文字の文字性は文字にした瞬間になくなってしまう。LootのようなテキストのNFTはたしかにビジュアルはテキストだけど、正確にはテキストタグで囲まれたSVGだ。人間からみれば、テキストタグに入っている文字はテキストとして認識するが、SVGの内部処理で文字の形にグラフィックを整えているだけであり、これはSVGのLineなどで全く同じ形を指定した場合とどう違うのか。思考実験をしてみよう。出力された文字がまったく同じで「①SVGのLineで変換されたもの」と「②SVGのTextで変換されたもの」がある。①と②の違いは何か。確かに、人間的には②のほうがテキストっぽいが、①だって同じようにテキストにみえる。ビジュアルの差異に文字の本質はないし、文字を見て議論しても、どこまでいっても文字を可視化する行為からの逸脱はできない。

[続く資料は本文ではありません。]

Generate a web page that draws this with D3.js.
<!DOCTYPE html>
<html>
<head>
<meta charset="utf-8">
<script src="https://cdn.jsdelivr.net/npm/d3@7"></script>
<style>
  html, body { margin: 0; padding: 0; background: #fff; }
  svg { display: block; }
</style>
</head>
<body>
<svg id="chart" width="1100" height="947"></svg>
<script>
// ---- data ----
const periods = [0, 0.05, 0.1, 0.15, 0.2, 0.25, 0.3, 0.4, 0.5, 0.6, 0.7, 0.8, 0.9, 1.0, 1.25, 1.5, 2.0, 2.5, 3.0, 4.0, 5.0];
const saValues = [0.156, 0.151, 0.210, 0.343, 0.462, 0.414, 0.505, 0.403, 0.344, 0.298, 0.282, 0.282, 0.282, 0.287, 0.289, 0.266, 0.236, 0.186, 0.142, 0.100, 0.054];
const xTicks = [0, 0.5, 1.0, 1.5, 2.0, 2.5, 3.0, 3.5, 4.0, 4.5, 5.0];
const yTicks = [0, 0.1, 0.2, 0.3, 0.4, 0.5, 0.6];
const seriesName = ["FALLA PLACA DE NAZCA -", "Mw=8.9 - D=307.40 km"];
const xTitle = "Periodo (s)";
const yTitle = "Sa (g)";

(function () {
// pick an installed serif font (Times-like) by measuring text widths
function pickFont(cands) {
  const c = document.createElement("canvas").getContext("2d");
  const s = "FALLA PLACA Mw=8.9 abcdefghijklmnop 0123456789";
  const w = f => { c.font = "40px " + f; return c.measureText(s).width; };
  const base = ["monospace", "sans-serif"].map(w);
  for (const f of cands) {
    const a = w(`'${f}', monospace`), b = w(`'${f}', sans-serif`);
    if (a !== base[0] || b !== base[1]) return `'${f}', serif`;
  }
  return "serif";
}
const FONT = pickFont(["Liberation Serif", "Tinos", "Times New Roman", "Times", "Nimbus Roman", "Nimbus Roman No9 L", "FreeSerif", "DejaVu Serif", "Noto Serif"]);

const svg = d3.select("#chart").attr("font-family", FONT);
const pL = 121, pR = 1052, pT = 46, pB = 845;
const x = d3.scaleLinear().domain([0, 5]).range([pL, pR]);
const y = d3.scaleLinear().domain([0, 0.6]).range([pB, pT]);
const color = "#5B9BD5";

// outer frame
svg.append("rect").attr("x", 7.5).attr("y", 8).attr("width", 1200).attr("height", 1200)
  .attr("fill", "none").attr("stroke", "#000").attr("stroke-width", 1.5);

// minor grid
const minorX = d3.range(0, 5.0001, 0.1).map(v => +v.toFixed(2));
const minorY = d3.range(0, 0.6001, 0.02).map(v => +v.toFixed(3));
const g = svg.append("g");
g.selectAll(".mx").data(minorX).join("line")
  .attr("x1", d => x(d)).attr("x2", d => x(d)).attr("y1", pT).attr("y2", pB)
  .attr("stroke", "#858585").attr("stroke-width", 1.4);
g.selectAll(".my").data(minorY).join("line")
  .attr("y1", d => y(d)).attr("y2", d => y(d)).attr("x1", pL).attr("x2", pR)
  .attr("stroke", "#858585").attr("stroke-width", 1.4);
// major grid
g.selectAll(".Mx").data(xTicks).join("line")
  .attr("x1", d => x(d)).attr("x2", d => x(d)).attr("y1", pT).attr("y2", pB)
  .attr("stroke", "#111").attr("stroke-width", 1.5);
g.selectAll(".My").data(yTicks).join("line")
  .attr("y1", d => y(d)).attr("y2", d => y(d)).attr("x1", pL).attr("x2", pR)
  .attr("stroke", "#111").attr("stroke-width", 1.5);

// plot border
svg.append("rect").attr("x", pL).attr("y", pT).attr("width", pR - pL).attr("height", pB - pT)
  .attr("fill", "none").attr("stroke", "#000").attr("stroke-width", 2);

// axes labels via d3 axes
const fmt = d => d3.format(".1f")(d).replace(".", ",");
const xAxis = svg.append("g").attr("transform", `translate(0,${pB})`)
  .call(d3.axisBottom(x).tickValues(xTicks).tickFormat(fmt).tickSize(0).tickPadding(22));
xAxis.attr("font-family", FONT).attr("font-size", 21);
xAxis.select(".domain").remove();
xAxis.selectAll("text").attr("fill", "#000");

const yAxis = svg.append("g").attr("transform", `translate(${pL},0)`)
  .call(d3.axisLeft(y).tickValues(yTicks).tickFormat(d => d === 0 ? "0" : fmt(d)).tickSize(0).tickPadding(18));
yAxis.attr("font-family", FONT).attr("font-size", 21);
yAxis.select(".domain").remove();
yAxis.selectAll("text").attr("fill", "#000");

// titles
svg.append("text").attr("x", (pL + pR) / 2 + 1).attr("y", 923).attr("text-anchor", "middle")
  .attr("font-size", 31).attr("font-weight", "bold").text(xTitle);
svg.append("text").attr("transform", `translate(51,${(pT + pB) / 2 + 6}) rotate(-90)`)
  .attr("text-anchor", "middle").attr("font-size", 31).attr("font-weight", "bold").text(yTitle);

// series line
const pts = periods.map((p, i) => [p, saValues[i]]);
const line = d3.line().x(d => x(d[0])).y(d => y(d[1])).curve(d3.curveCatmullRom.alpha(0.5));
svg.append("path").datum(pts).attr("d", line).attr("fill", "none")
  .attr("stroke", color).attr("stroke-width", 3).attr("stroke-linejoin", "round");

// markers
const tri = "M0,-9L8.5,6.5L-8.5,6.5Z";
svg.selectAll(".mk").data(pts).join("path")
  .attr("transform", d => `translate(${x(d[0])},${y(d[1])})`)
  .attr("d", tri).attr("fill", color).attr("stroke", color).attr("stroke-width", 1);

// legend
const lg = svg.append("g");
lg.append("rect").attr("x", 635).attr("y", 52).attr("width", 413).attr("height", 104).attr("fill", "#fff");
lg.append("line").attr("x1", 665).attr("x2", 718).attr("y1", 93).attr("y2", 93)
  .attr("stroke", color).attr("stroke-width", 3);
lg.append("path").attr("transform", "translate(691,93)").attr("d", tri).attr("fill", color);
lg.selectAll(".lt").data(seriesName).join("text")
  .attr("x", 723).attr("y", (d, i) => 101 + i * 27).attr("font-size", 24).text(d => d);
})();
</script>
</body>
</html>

つまり、文字というのは書かれた瞬間に文字であることから離れてしまい、つかみとることができない。その意味では文字を文字として書くということは不可能なのだ。ぼくたちが、コンピュータでプレーンなテキストと感じているのは、白背景に黒文字、フォントは歴史の古いセリフを使うということぐらいで、人類の共通認識を使ってそれがテキストだと特徴づけているだけで、プログラムにとってみれば、バイト数が少ないグラフィックくらいにしか違いを感じとれないだろう。
文字は時間同期しない伝達手段なので、コンテキストのない記号だ。記号は意味づけをしてはじめて機能し、解釈する主体なしでは成立し得ない。文字をみたときに立ち上がるイメージが文字のもつ文字性であり、トリガーとしての文字にコンテキストが加わって、はじめて文字になる。文字をデザインしてコンテキストの操作をすることはできるが、基本的には、文字を文字として認識するのはとても難しいことだと思う。